— start MATERIAL —
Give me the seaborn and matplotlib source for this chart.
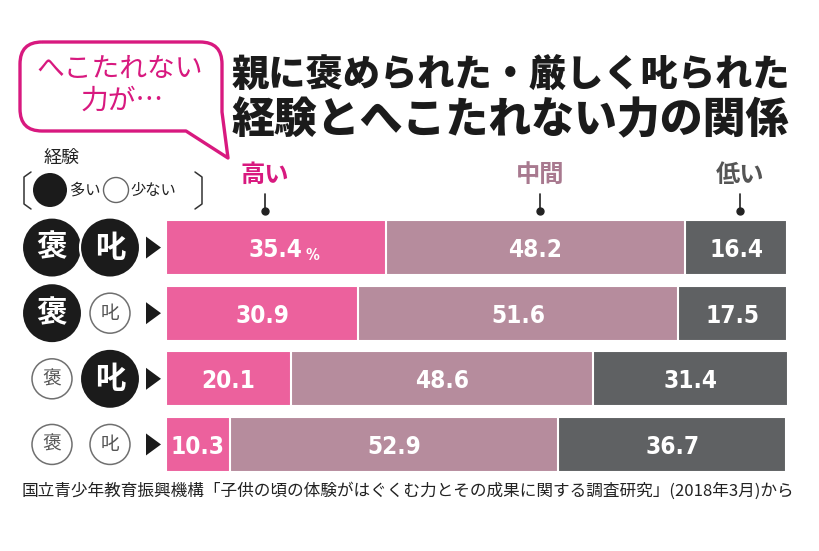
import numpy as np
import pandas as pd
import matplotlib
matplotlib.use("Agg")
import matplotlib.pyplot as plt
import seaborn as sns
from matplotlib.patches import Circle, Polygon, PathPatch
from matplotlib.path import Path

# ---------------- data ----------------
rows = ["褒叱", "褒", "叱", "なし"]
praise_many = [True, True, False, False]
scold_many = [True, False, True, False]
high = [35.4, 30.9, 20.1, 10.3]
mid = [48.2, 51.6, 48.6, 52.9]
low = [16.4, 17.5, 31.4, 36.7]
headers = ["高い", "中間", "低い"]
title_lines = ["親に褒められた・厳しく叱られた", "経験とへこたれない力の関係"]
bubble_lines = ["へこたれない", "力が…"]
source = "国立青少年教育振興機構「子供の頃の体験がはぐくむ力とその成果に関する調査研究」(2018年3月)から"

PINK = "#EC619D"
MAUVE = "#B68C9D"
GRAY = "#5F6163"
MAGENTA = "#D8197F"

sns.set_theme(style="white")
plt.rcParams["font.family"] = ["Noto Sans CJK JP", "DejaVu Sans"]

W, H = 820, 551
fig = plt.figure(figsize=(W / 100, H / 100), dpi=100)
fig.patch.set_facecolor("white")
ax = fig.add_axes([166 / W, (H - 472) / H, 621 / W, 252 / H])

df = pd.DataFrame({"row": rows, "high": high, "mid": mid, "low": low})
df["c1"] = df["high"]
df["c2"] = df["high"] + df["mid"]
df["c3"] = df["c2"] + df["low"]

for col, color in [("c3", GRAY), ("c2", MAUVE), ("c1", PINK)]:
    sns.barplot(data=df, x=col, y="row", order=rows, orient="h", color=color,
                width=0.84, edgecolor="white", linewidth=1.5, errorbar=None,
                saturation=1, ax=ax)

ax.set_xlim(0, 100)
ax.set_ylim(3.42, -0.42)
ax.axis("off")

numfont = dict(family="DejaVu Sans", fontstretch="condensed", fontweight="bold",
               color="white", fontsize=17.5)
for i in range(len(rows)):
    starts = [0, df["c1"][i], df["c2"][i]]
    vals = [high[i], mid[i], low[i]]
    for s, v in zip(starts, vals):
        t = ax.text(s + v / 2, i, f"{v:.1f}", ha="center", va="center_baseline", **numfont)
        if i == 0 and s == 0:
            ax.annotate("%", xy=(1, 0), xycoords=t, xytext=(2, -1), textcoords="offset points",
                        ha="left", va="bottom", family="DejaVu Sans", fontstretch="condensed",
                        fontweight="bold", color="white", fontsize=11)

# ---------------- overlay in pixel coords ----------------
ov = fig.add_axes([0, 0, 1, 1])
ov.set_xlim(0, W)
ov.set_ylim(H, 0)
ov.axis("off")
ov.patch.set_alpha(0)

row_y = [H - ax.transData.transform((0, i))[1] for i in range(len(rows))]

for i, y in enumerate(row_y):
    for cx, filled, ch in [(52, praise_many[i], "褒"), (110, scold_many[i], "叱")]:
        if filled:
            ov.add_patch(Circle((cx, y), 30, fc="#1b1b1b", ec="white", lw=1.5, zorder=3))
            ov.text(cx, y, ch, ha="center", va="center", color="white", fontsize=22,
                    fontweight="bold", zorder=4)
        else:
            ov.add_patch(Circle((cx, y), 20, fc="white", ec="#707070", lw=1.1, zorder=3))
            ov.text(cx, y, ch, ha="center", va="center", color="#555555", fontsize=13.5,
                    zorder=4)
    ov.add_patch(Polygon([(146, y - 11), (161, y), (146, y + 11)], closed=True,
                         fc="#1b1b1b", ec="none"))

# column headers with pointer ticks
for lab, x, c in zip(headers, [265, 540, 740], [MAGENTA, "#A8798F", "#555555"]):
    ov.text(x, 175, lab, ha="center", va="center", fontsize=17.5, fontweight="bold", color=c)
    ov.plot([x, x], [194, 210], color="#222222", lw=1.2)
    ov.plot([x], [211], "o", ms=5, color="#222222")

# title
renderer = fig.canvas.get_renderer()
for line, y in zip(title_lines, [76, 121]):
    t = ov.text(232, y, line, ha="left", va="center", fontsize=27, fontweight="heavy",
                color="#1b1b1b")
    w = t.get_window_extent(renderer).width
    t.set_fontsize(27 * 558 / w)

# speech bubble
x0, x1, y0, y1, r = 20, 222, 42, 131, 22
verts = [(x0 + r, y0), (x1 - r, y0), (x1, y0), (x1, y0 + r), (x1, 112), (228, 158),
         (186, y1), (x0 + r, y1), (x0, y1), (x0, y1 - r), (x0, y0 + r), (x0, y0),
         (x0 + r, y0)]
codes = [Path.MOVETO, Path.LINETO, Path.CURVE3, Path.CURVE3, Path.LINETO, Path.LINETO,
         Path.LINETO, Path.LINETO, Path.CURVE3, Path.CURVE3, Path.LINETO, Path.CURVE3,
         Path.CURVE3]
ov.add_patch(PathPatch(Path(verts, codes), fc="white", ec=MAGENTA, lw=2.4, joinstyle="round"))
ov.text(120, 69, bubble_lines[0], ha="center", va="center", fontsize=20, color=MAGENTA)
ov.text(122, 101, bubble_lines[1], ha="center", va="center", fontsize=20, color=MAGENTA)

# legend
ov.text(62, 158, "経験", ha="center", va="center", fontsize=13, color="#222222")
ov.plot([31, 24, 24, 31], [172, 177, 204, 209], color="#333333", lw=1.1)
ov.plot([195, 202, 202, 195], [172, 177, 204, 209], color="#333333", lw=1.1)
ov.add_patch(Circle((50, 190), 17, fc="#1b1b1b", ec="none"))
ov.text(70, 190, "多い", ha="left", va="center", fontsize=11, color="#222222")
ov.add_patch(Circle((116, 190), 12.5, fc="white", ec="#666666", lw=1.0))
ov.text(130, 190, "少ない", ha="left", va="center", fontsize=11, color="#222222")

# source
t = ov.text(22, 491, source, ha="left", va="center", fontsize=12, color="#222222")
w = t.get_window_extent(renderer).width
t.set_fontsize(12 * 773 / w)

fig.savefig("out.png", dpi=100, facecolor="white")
— end MATERIAL —
Set the listing down in full and exactly. Pictures within it should not appear in the copy.

(TASK RESPONSE)
Give me the seaborn and matplotlib source for this chart.
import numpy as np
import pandas as pd
import matplotlib
matplotlib.use("Agg")
import matplotlib.pyplot as plt
import seaborn as sns
from matplotlib.patches import Circle, Polygon, PathPatch
from matplotlib.path import Path

# ---------------- data ----------------
rows = ["褒叱", "褒", "叱", "なし"]
praise_many = [True, True, False, False]
scold_many = [True, False, True, False]
high = [35.4, 30.9, 20.1, 10.3]
mid = [48.2, 51.6, 48.6, 52.9]
low = [16.4, 17.5, 31.4, 36.7]
headers = ["高い", "中間", "低い"]
title_lines = ["親に褒められた・厳しく叱られた", "経験とへこたれない力の関係"]
bubble_lines = ["へこたれない", "力が…"]
source = "国立青少年教育振興機構「子供の頃の体験がはぐくむ力とその成果に関する調査研究」(2018年3月)から"

PINK = "#EC619D"
MAUVE = "#B68C9D"
GRAY = "#5F6163"
MAGENTA = "#D8197F"

sns.set_theme(style="white")
plt.rcParams["font.family"] = ["Noto Sans CJK JP", "DejaVu Sans"]

W, H = 820, 551
fig = plt.figure(figsize=(W / 100, H / 100), dpi=100)
fig.patch.set_facecolor("white")
ax = fig.add_axes([166 / W, (H - 472) / H, 621 / W, 252 / H])

df = pd.DataFrame({"row": rows, "high": high, "mid": mid, "low": low})
df["c1"] = df["high"]
df["c2"] = df["high"] + df["mid"]
df["c3"] = df["c2"] + df["low"]

for col, color in [("c3", GRAY), ("c2", MAUVE), ("c1", PINK)]:
    sns.barplot(data=df, x=col, y="row", order=rows, orient="h", color=color,
                width=0.84, edgecolor="white", linewidth=1.5, errorbar=None,
                saturation=1, ax=ax)

ax.set_xlim(0, 100)
ax.set_ylim(3.42, -0.42)
ax.axis("off")

numfont = dict(family="DejaVu Sans", fontstretch="condensed", fontweight="bold",
               color="white", fontsize=17.5)
for i in range(len(rows)):
    starts = [0, df["c1"][i], df["c2"][i]]
    vals = [high[i], mid[i], low[i]]
    for s, v in zip(starts, vals):
        t = ax.text(s + v / 2, i, f"{v:.1f}", ha="center", va="center_baseline", **numfont)
        if i == 0 and s == 0:
            ax.annotate("%", xy=(1, 0), xycoords=t, xytext=(2, -1), textcoords="offset points",
                        ha="left", va="bottom", family="DejaVu Sans", fontstretch="condensed",
                        fontweight="bold", color="white", fontsize=11)

# ---------------- overlay in pixel coords ----------------
ov = fig.add_axes([0, 0, 1, 1])
ov.set_xlim(0, W)
ov.set_ylim(H, 0)
ov.axis("off")
ov.patch.set_alpha(0)

row_y = [H - ax.transData.transform((0, i))[1] for i in range(len(rows))]

for i, y in enumerate(row_y):
    for cx, filled, ch in [(52, praise_many[i], "褒"), (110, scold_many[i], "叱")]:
        if filled:
            ov.add_patch(Circle((cx, y), 30, fc="#1b1b1b", ec="white", lw=1.5, zorder=3))
            ov.text(cx, y, ch, ha="center", va="center", color="white", fontsize=22,
                    fontweight="bold", zorder=4)
        else:
            ov.add_patch(Circle((cx, y), 20, fc="white", ec="#707070", lw=1.1, zorder=3))
            ov.text(cx, y, ch, ha="center", va="center", color="#555555", fontsize=13.5,
                    zorder=4)
    ov.add_patch(Polygon([(146, y - 11), (161, y), (146, y + 11)], closed=True,
                         fc="#1b1b1b", ec="none"))

# column headers with pointer ticks
for lab, x, c in zip(headers, [265, 540, 740], [MAGENTA, "#A8798F", "#555555"]):
    ov.text(x, 175, lab, ha="center", va="center", fontsize=17.5, fontweight="bold", color=c)
    ov.plot([x, x], [194, 210], color="#222222", lw=1.2)
    ov.plot([x], [211], "o", ms=5, color="#222222")

# title
renderer = fig.canvas.get_renderer()
for line, y in zip(title_lines, [76, 121]):
    t = ov.text(232, y, line, ha="left", va="center", fontsize=27, fontweight="heavy",
                color="#1b1b1b")
    w = t.get_window_extent(renderer).width
    t.set_fontsize(27 * 558 / w)

# speech bubble
x0, x1, y0, y1, r = 20, 222, 42, 131, 22
verts = [(x0 + r, y0), (x1 - r, y0), (x1, y0), (x1, y0 + r), (x1, 112), (228, 158),
         (186, y1), (x0 + r, y1), (x0, y1), (x0, y1 - r), (x0, y0 + r), (x0, y0),
         (x0 + r, y0)]
codes = [Path.MOVETO, Path.LINETO, Path.CURVE3, Path.CURVE3, Path.LINETO, Path.LINETO,
         Path.LINETO, Path.LINETO, Path.CURVE3, Path.CURVE3, Path.LINETO, Path.CURVE3,
         Path.CURVE3]
ov.add_patch(PathPatch(Path(verts, codes), fc="white", ec=MAGENTA, lw=2.4, joinstyle="round"))
ov.text(120, 69, bubble_lines[0], ha="center", va="center", fontsize=20, color=MAGENTA)
ov.text(122, 101, bubble_lines[1], ha="center", va="center", fontsize=20, color=MAGENTA)

# legend
ov.text(62, 158, "経験", ha="center", va="center", fontsize=13, color="#222222")
ov.plot([31, 24, 24, 31], [172, 177, 204, 209], color="#333333", lw=1.1)
ov.plot([195, 202, 202, 195], [172, 177, 204, 209], color="#333333", lw=1.1)
ov.add_patch(Circle((50, 190), 17, fc="#1b1b1b", ec="none"))
ov.text(70, 190, "多い", ha="left", va="center", fontsize=11, color="#222222")
ov.add_patch(Circle((116, 190), 12.5, fc="white", ec="#666666", lw=1.0))
ov.text(130, 190, "少ない", ha="left", va="center", fontsize=11, color="#222222")

# source
t = ov.text(22, 491, source, ha="left", va="center", fontsize=12, color="#222222")
w = t.get_window_extent(renderer).width
t.set_fontsize(12 * 773 / w)

fig.savefig("out.png", dpi=100, facecolor="white")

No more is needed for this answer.